South Carolina Gov. Nikki Haley will announce at noon Monday she is appointing Scott to replace DeMint, who is stepping down in January to become president of the conservative think tank, The Heritage Foundation. Scott, who was elected to the House in the tea-party wave of 2010, had been the frontrunner to get the job.
(PHOTOS: Jim DeMint's career)
Haley's pick is historic. Scott, 47, will become the first African American senator from the South since Reconstruction, as well as the only African American in the upper chamber. Illinois Democrat Roland Burris, who was appointed to replace Barack Obama in the Senate, last served in the chamber in November 2010.

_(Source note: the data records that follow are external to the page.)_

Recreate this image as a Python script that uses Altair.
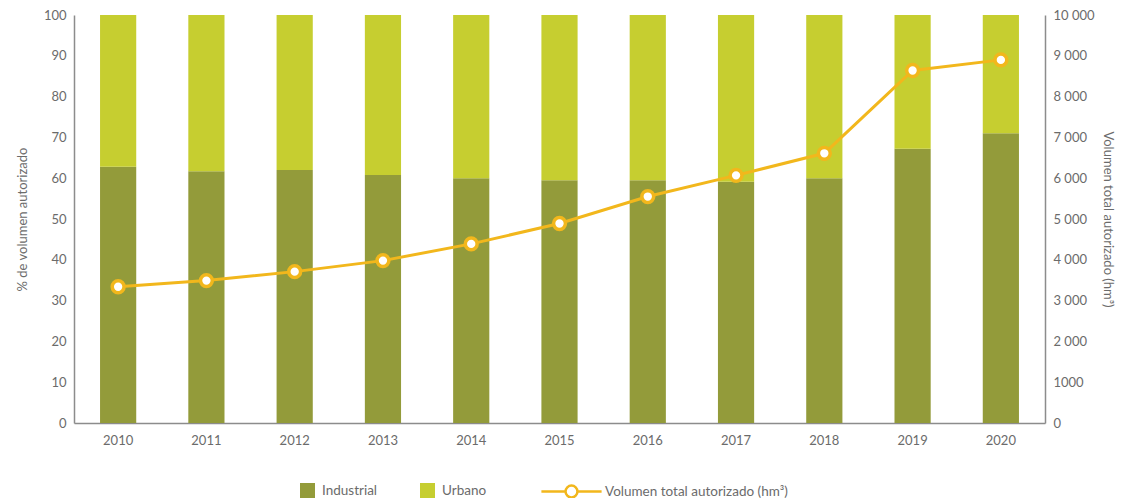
import altair as alt
import pandas as pd

years = [str(y) for y in range(2010, 2021)]
industrial = [62.8, 61.7, 62.0, 60.8, 60.0, 59.5, 59.5, 59.1, 60.0, 67.2, 71.0]
urbano = [round(100 - v, 1) for v in industrial]
volumen = [3340, 3490, 3710, 3980, 4390, 4890, 5550, 6070, 6610, 8640, 8900]
tipos = ["Industrial", "Urbano"]
colores = ["#939b3a", "#c6ce30"]
serie = "Volumen total autorizado (hm³)"
pct_ticks = list(range(0, 101, 10))
vol_ticks = list(range(0, 10001, 1000))

bars_df = pd.DataFrame({
    "year": years * 2,
    "tipo": ["Industrial"] * len(years) + ["Urbano"] * len(years),
    "pct": industrial + urbano,
    "orden": [0] * len(years) + [1] * len(years),
})
line_df = pd.DataFrame({"year": years, "vol": volumen, "serie": [serie] * len(years)})

FONT = "Lato"
GRAY = "#6b6b6b"
AXIS_GRAY = "#8c8c8c"
YEL = "#f2b71c"

x = alt.X(
    "year:O",
    scale=alt.Scale(paddingInner=0.59, paddingOuter=0.295),
    axis=alt.Axis(title=None, labelAngle=0, ticks=False, labelPadding=11),
)

bars = alt.Chart(bars_df).mark_bar().encode(
    x=x,
    y=alt.Y(
        "pct:Q",
        stack="zero",
        scale=alt.Scale(domain=[0, 100], nice=False),
        axis=alt.Axis(
            title="% de volumen autorizado",
            values=pct_ticks,
            ticks=False,
            grid=False,
            labelPadding=8,
            titlePadding=14,
        ),
    ),
    color=alt.Color(
        "tipo:N",
        scale=alt.Scale(domain=tipos, range=colores),
        legend=alt.Legend(
            title=None,
            orient="none",
            direction="horizontal",
            legendX=226,
            legendY=468,
            symbolType="square",
            symbolSize=225,
            symbolStrokeWidth=0,
            symbolOpacity=1,
            labelOffset=7,
            columnPadding=42,
            padding=0,
        ),
    ),
    order=alt.Order("orden:Q"),
)

vol_scale = alt.Scale(domain=[0, 10000], nice=False)
stroke_scale = alt.Scale(domain=[serie], range=[YEL])

legend_path = "M-4.3,0H-0.85M0.85,0H4.3M0.85,0A0.85,0.85 0 1,1 -0.85,0A0.85,0.85 0 1,1 0.85,0Z"
line_legend = alt.Legend(
    title=None,
    orient="none",
    legendX=489,
    legendY=468,
    symbolType=legend_path,
    symbolSize=196,
    symbolStrokeWidth=2.5,
    symbolFillColor="white",
    symbolOpacity=1,
    labelOffset=25,
    labelLimit=400,
    padding=0,
)

line = alt.Chart(line_df).mark_line(strokeWidth=3).encode(
    x=x,
    y=alt.Y(
        "vol:Q",
        scale=vol_scale,
        axis=alt.Axis(
            orient="right",
            title=serie,
            values=vol_ticks,
            ticks=False,
            grid=False,
            labelPadding=8,
            titlePadding=6,
            labelExpr="datum.value >= 2000 ? replace(format(datum.value, ','), ',', ' ') : format(datum.value, 'd')",
        ),
    ),
    stroke=alt.Stroke("serie:N", scale=stroke_scale, legend=line_legend),
)

points = alt.Chart(line_df).mark_point(
    filled=False, fill="white", fillOpacity=1, strokeWidth=3.5, size=140, opacity=1
).encode(
    x=x,
    y=alt.Y("vol:Q", scale=vol_scale, axis=None),
    stroke=alt.Stroke("serie:N", scale=stroke_scale, legend=line_legend),
)

chart = (
    alt.layer(bars, line, points)
    .resolve_scale(y="independent")
    .properties(
        width=971,
        height=408,
        autosize=alt.AutoSizeParams(type="none"),
        padding={"left": 66, "top": 7, "right": 72, "bottom": 75},
    )
    .configure_view(stroke=None)
    .configure_axis(
        labelFont=FONT,
        titleFont=FONT,
        labelFontSize=13,
        titleFontSize=13,
        labelColor=GRAY,
        titleColor=GRAY,
        titleFontWeight="normal",
        domainColor=AXIS_GRAY,
        domainWidth=1.5,
    )
    .configure_legend(
        labelFont=FONT,
        labelFontSize=13.5,
        labelColor=GRAY,
        labelLimit=400,
    )
)

chart.save("out.html", embed_options={"renderer": "svg", "actions": False})
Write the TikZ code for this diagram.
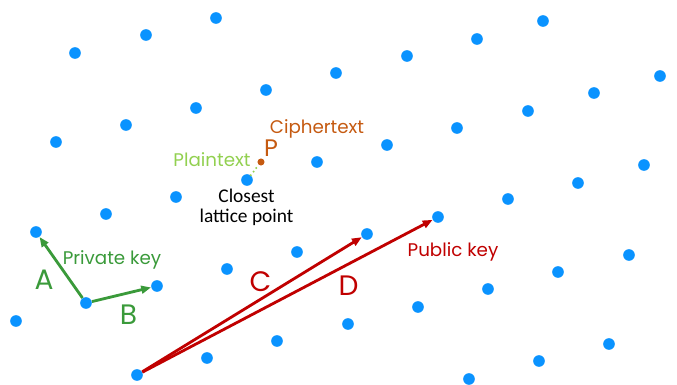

Scott's selection also gives the GOP a prominent African-American voice in the Senate just a month after the party suffered a drubbing at the polls among minority voters. Exit polls showed that more than 90 percent of blacks backed Obama's reeelection.
(PHOTOS: Tim Scott's career)
"South Carolina Republicans are thrilled with Governor Haley's historic selection of Rep. Scott," South Carolina GOP Chairman Chad Connelly said in a statement after POLITICO and other media outlets confirmed the news.
"Rep. Scott embodies our American dream. He is a man of faith, a small businessman, and a consistent voice for common sense reforms. We look forward to Rep. Scott carrying Senator Jim DeMint's torch of conservative leadership."
Others reportedly on Haley's short list were Reps. Trey Gowdy, former state Attorney General Henry McMaster, state official Catherine Templeton and South Carolina's former first lady, Jenny Sanford.
But Scott, a former Charleston County Council member who owns an insurance company, had been the favorite of many South Carolina Republicans. Lindsey Graham, the state's senior senator, said last week a Scott selection would be "transformational."
(Also on POLITICO: 10 facts about Tim Scott)
In his 2010 House race, Scott went up against one of the Palmetto State's most powerful political families. He beat out Paul Thurmond, son to the late, one-time segregationist Sen. Strom Thurmond, in the GOP primary, and defeated the younger Thurmond again, 68 percent to 32 percent, in a runoff election, according to The Almanac of American Politics.
Scott's appointment will set off a scramble for his House seat, which will be filled by a special election. And it means Scott will have to run in his own Senate special election in 2014, the same cycle in which Haley and Graham will be up for reelection.